Indexes spun their wheels Friday amid mixed earnings from marquee names. Next week brings more profit reports and testimony from Bernanke
U.S. stock indexes finished flat Friday amid a mixed bag of corporate earnings. IBM Corp.'s (IBM). earnings provided a boost to the Dow industrials, but results from Citigroup (C), Bank of America's (BAC), and General Electric Co.'s (GE)
failed to impress the Street.
Some traders were encouraged by a report that Goldman Sachs Group (GS) and JPMorgan Chase & Co. (JPM) might aid ailing commercial lender CIT Group (CIT).
There was little reaction to a report June housing starts unexpectedly rose 3.6% after surging 17.3% in May. Building Permits rose 8.7%, more than expected.
On Friday, the 30-stock Dow Jones industrial average finished higher by 32.12 points, or 0.37%, at 8,743.94.
The broad Standard & Poor's 500-stock index was down 0.36 points, or 0.04%, at 940.38.
The tech-heavy Nasdaq composite index inched up 1.58 points, or 0.08%, to 1,886.61.
Treasuries were solidly lower in price. The dollar index was higher. Gold futures were higher in a reversal of earlier losses, as were oil futures.
Looking ahead to next week, the barrage of corporate earnings releases will continue. The economic data calendar is light, with reports due on leading indicators, existing home sales, jobless claims, and consumer sentiment. That will leave the focus squarely on Federal Reserve Chairman Ben Bernanke's semi-annual monetary policy testimony before the House Financial Services Committee on Tuesday and the Senate Banking Committee on Wednesday.
Bernanke is likely to strike a careful balance between "green shoots" and "yellow weeds" on the recovery, while keeping options open on emergency liquidity measures and retaining commitment to the "extended period" policy rhetoric for now, notes Action Economics.
In earnings news Friday, Bank of America's earnings declined less than expected, to a still hefty $3.2 billion. Citigroup revealed a $4.3 billion quarterly profit, but only after a large one-time gain from the sale of a majority stake in its Smith Barney unit.

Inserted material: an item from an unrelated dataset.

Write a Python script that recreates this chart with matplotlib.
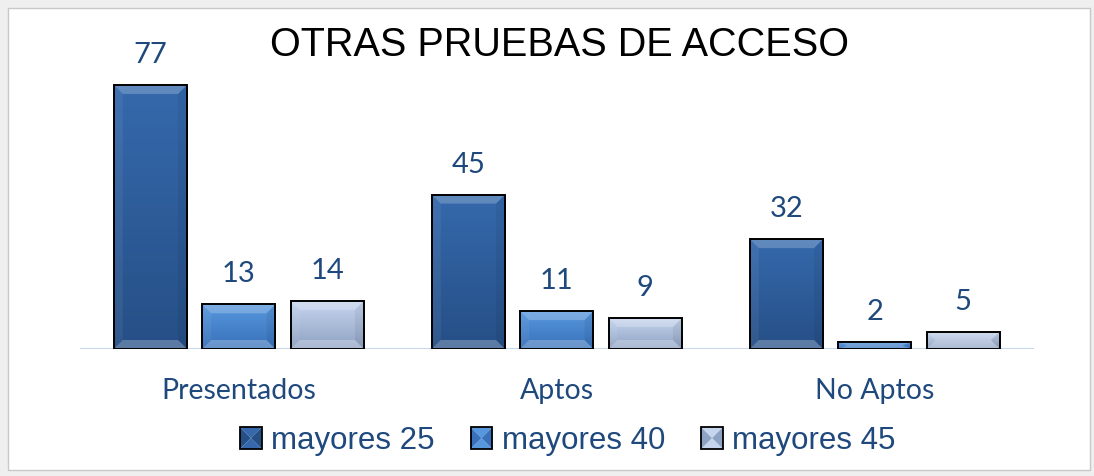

General Electric Co.'s (GE) quarterly profit plunged 47%, although it beat Wall Street expectations.
In technology, IBM was higher after reporting a 12% increase in earnings and raising its forecast. And Google (GOOG) beat earnings expectations, but disappointed investors with its revenue growth.

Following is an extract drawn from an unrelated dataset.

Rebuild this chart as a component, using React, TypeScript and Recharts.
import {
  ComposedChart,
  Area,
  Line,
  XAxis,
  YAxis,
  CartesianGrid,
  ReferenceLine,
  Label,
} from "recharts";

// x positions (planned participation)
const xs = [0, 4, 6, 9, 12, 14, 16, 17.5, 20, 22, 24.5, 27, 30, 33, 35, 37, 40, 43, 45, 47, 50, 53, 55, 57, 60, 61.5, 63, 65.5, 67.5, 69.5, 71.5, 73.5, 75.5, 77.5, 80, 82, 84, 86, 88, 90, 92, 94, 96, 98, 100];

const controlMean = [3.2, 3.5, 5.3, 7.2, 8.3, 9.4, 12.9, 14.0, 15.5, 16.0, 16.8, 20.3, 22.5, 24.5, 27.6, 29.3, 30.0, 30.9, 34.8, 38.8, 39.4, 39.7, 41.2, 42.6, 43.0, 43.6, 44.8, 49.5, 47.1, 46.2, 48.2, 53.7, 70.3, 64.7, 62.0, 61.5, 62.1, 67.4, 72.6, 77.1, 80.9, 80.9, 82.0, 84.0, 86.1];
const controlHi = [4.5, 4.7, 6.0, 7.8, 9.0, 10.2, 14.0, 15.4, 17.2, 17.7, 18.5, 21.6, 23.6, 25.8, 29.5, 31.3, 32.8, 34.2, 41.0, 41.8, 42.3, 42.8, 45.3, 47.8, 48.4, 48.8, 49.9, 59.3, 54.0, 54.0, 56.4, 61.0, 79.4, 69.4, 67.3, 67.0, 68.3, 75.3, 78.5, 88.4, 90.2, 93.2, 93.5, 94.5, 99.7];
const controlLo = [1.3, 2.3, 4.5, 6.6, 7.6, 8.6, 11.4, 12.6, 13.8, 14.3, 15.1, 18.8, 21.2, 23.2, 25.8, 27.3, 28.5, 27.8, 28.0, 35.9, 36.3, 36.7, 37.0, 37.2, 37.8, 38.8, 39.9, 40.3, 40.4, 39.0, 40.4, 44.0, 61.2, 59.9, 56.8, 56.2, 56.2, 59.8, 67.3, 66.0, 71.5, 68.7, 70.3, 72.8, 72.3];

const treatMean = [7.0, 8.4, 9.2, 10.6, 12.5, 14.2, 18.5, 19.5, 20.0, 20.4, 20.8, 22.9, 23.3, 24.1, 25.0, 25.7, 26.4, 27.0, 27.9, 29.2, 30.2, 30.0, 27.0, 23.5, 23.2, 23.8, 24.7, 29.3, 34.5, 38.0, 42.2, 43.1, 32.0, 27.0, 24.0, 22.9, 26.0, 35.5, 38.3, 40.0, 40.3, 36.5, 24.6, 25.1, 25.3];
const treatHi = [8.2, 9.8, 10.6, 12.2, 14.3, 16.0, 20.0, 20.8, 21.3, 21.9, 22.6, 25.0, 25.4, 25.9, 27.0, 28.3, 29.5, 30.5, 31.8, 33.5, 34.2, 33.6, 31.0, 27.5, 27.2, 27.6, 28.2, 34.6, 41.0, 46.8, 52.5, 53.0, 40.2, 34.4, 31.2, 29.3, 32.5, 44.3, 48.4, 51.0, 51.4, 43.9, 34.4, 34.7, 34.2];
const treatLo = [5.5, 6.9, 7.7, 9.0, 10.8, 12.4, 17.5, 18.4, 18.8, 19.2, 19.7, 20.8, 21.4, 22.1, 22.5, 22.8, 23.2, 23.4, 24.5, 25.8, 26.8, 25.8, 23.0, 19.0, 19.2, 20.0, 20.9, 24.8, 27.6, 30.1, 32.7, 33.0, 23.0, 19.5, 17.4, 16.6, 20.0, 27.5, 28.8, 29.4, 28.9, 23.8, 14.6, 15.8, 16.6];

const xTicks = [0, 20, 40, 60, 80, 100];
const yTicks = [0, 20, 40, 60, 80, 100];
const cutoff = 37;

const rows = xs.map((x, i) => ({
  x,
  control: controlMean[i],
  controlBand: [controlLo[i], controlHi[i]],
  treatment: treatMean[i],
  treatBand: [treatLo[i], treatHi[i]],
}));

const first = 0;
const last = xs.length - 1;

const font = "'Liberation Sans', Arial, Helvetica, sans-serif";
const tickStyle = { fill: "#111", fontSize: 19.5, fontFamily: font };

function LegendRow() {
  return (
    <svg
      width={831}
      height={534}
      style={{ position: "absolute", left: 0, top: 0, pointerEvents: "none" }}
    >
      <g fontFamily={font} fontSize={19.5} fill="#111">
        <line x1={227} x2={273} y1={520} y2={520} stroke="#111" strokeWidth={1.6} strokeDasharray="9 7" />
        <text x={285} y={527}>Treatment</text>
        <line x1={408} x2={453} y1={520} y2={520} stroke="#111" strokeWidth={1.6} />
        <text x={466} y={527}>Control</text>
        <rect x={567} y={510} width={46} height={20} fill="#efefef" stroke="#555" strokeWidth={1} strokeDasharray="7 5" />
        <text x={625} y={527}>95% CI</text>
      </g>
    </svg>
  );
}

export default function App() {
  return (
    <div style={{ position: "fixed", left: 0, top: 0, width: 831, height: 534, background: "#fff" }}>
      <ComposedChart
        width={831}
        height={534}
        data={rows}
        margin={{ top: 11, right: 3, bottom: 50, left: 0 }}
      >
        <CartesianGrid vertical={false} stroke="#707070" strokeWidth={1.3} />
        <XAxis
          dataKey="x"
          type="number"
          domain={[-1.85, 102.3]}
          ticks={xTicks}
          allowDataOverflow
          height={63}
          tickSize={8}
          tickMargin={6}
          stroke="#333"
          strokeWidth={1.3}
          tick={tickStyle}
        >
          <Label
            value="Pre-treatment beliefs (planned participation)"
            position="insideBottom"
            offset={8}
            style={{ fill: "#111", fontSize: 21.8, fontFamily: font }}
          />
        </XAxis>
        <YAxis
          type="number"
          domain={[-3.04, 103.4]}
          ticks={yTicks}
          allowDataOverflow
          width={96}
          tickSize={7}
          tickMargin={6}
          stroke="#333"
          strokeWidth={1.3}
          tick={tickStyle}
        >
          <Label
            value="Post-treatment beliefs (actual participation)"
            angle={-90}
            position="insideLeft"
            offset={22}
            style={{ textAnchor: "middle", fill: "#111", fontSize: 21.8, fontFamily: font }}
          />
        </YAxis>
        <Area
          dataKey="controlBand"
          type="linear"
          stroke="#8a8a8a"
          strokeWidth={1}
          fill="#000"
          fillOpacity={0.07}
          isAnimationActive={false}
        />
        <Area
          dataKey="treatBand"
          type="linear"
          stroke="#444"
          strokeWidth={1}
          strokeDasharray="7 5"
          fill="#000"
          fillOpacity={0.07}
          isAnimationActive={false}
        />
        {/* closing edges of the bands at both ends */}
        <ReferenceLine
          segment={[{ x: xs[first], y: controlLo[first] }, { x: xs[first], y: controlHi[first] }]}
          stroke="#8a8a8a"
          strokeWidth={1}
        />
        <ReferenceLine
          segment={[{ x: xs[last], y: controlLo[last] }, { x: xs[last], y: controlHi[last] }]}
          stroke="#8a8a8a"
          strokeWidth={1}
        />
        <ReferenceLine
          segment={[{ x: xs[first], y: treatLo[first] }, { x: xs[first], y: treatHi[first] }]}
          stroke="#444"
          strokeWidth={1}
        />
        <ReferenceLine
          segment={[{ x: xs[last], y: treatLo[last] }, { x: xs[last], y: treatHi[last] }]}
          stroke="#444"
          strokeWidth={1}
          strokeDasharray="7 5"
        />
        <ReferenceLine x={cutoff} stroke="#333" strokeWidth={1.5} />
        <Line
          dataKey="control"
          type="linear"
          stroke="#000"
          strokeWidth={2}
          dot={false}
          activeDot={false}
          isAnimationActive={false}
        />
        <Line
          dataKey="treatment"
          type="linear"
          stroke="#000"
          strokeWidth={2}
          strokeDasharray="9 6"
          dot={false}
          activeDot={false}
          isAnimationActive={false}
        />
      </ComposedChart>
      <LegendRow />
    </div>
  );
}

The All Things Digital (ATD) blog from Dow Jones is reporting an unconfirmed story that a Yahoo (YHOO) search and online advertising pact with Microsoft (MSFT) is close and simply "down to the short strokes."

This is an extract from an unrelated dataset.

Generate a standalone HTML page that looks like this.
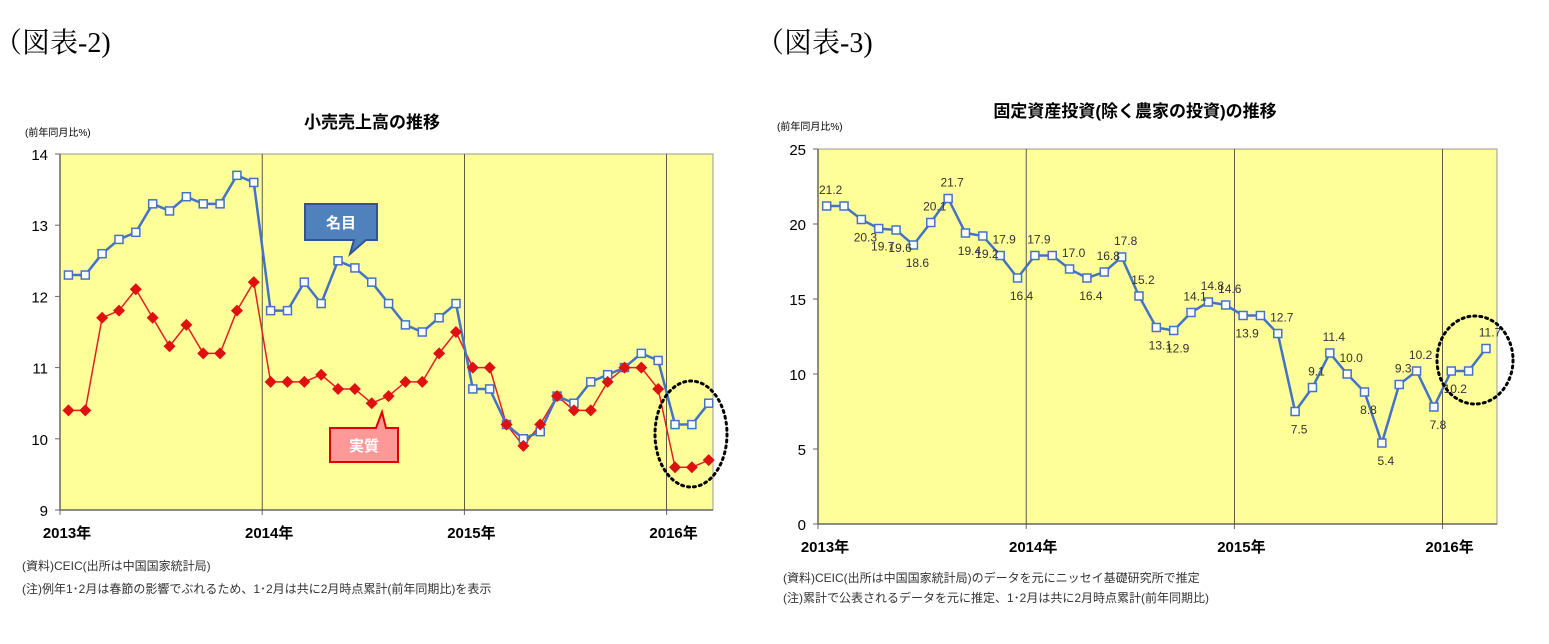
<!DOCTYPE html>
<html><head><meta charset="utf-8"><style>
body{margin:0;background:#fff;width:1549px;height:639px;overflow:hidden;font-family:"Liberation Sans","Noto Sans CJK JP",sans-serif}
svg text{font-family:"Liberation Sans","Noto Sans CJK JP",sans-serif}
</style></head><body>
<svg id="s" width="1549" height="639" viewBox="0 0 1549 639">
<text x="-6" y="52" font-size="28" style="font-family:'Liberation Serif','Noto Serif CJK SC',serif">（図表-2)</text>
<text x="756" y="52" font-size="28" style="font-family:'Liberation Serif','Noto Serif CJK SC',serif">（図表-3)</text>
<text x="372" y="128" font-size="17" font-weight="bold" text-anchor="middle">小売売上高の推移</text>
<text x="1135" y="117" font-size="17" font-weight="bold" text-anchor="middle">固定資産投資(除く農家の投資)の推移</text>
<text x="25" y="136" font-size="10">(前年同月比%)</text>
<text x="777" y="130" font-size="10">(前年同月比%)</text>
<text x="22" y="570" font-size="12" fill="#333">(資料)CEIC(出所は中国国家統計局)</text>
<text x="22" y="593" font-size="12" fill="#333">(注)例年1･2月は春節の影響でぶれるため、1･2月は共に2月時点累計(前年同期比)を表示</text>
<text x="783" y="582" font-size="12" fill="#333">(資料)CEIC(出所は中国国家統計局)のデータを元にニッセイ基礎研究所で推定</text>
<text x="783" y="602" font-size="12" fill="#333">(注)累計で公表されるデータを元に推定、1･2月は共に2月時点累計(前年同期比)</text>
<g id="L"></g><g id="R"></g>
</svg>
<script>
const years=["2013年","2014年","2015年","2016年"];
const leftTicks=[9,10,11,12,13,14];
const nominal=[12.3,12.3,12.6,12.8,12.9,13.3,13.2,13.4,13.3,13.3,13.7,13.6,11.8,11.8,12.2,11.9,12.5,12.4,12.2,11.9,11.6,11.5,11.7,11.9,10.7,10.7,10.2,10.0,10.1,10.6,10.5,10.8,10.9,11.0,11.2,11.1,10.2,10.2,10.5];
const real=[10.4,10.4,11.7,11.8,12.1,11.7,11.3,11.6,11.2,11.2,11.8,12.2,10.8,10.8,10.8,10.9,10.7,10.7,10.5,10.6,10.8,10.8,11.2,11.5,11.0,11.0,10.2,9.9,10.2,10.6,10.4,10.4,10.8,11.0,11.0,10.7,9.6,9.6,9.7];
const rightTicks=[0,5,10,15,20,25];
const fai=[21.2,21.2,20.3,19.7,19.6,18.6,20.1,21.7,19.4,19.2,17.9,16.4,17.9,17.9,17.0,16.4,16.8,17.8,15.2,13.1,12.9,14.1,14.8,14.6,13.9,13.9,12.7,7.5,9.1,11.4,10.0,8.8,5.4,9.3,10.2,7.8,10.2,10.2,11.7];
const faiLabels=["21.2","","20.3","19.7","19.6","18.6","20.1","21.7","19.4","19.2","17.9","16.4","17.9","","17.0","16.4","16.8","17.8","15.2","13.1","12.9","14.1","14.8","14.6","13.9","","12.7","7.5","9.1","11.4","10.0","8.8","5.4","9.3","10.2","7.8","10.2","","11.7"];
const faiLabelSide=["a","","b","b","b","b","a","a","b","b","a","b","a","","a","b","a","a","a","b","b","a","a","a","b","","a","b","a","a","a","b","b","a","a","b","b","","a"];
const NS="http://www.w3.org/2000/svg";
function mk(p,t,a){const e=document.createElementNS(NS,t);for(const k in a)e.setAttribute(k,a[k]);p.appendChild(e);return e;}
function chart(g,x0,x1,y0,y1,vmin,vmax,m,ticks){
  const X=i=>x0+(i+0.5)*m, Y=v=>y1-(v-vmin)/(vmax-vmin)*(y1-y0);
  let r=mk(g,'rect',{x:x0,y:y0,width:x1-x0,height:y1-y0,fill:'#ffff99',stroke:'#999','stroke-width':1});
  
  mk(g,'line',{x1:x0,y1:y0,x2:x0,y2:y1,stroke:'#666','stroke-width':1.5});
  mk(g,'line',{x1:x0,y1:y1,x2:x1,y2:y1,stroke:'#666','stroke-width':1.5});
  ticks.forEach(t=>{mk(g,'line',{x1:x0-5,y1:Y(t),x2:x0,y2:Y(t),stroke:'#666'});
    const tx=mk(g,'text',{x:x0-12,y:Y(t)+6,'font-size':15,'text-anchor':'end'});tx.textContent=t;
    });
  years.forEach((y,k)=>{const xx=x0+k*12*m;
    if(k>0){const l=mk(g,'line',{x1:xx,y1:y0,x2:xx,y2:y1,stroke:'#333','stroke-width':0.8});
      }
    mk(g,'line',{x1:xx,y1:y1,x2:xx,y2:y1+5,stroke:'#666'});
    const tx=mk(g,'text',{x:xx+7,y:y1+28,'font-size':15,'font-weight':'bold','text-anchor':'middle'});tx.textContent=y;
    });
  return {X,Y};
}
function line(g,d,X,Y,col,w,name){const p=mk(g,'polyline',{points:d.map((v,i)=>X(i)+','+Y(v)).join(' '),fill:'none',stroke:col,'stroke-width':w});
  }
function squares(g,d,X,Y,name){d.forEach((v,i)=>{const r=mk(g,'rect',{x:X(i)-4,y:Y(v)-4,width:8,height:8,fill:'#fff',stroke:'#4472c4','stroke-width':1.5});
  });}
const L=document.getElementById('L');
const a=chart(L,60,713,154,510,9,14,16.85,leftTicks);
line(L,real,a.X,a.Y,'#e02020',1.5,'real-line');
line(L,nominal,a.X,a.Y,'#4472c4',2.5,'nominal-line');
squares(L,nominal,a.X,a.Y,'nominal-marker');
real.forEach((v,i)=>{const p=mk(L,'polygon',{points:`${a.X(i)},${a.Y(v)-6} ${a.X(i)+6},${a.Y(v)} ${a.X(i)},${a.Y(v)+6} ${a.X(i)-6},${a.Y(v)}`,fill:'#e01010'});
  });
let c=mk(L,'path',{d:'M305,204 H377 V240 H366 L350,254 L354,240 H305 Z',fill:'#4f81bd',stroke:'#2f5597','stroke-width':2});

let t=mk(L,'text',{x:341,y:228,'font-size':15,fill:'#fff','text-anchor':'middle','font-weight':'bold'});t.textContent='名目';
c=mk(L,'path',{d:'M330,428 H376 L382,412 L386,428 H398 V462 H330 Z',fill:'#ff9999',stroke:'#e00000','stroke-width':2});

t=mk(L,'text',{x:364,y:451,'font-size':15,fill:'#fff','text-anchor':'middle','font-weight':'bold'});t.textContent='実質';
c=mk(L,'ellipse',{cx:691,cy:434,rx:36,ry:53,fill:'none',stroke:'#000','stroke-width':3,'stroke-dasharray':'2 4','stroke-linecap':'round'});

const R=document.getElementById('R');
const b=chart(R,818,1497,149,524,0,25,17.35,rightTicks);
line(R,fai,b.X,b.Y,'#4472c4',2.5,'fai-line');
squares(R,fai,b.X,b.Y,'fai-marker');
fai.forEach((v,i)=>{if(!faiLabels[i])return;const up=faiLabelSide[i]==='a';
  const tx=mk(R,'text',{x:b.X(i)+4,y:b.Y(v)+(up?-12:22),'font-size':12,fill:'#333','text-anchor':'middle'});tx.textContent=faiLabels[i];
  });
c=mk(R,'ellipse',{cx:1475,cy:360,rx:38,ry:44,fill:'none',stroke:'#000','stroke-width':3,'stroke-dasharray':'2 4','stroke-linecap':'round'});

</script>
</body></html>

CIT said Friday its directors and management, in consultation with their advisors, are continuing to evaluate alternatives to improve the company's liquidity. The company said it is in discussions with potential lenders to secure financing.
Deadly terrorist bombings in Jakarta were weighing on some markets Friday, according to S&P MarketScope.
Meanwhile, NYU economist Nouriel Roubini sought to downplay his comments on Thursday, reiterating his cautious assessment on the U.S. outlook, including below potential growth beginning next year and risk of a double dip W-shaped recession toward the end of 2010.
In economic news Friday, U.S. housing starts rose 3.6% in June to a 0.582 million unit annual pace, from an upwardly revised 0.562 million previously (was 0.532 million). April's 0.454 million was revised up to 0.479 million as well.
The housing starts report extended the string of upside surprises in recent factory sentiment, claims, and inflation reports to the housing sector as well, notes Action Economics. "The recent string of good news has taken some of the edge off the weak U.S. jobs report at the start of the month that poisoned the market's view of the remaining June data."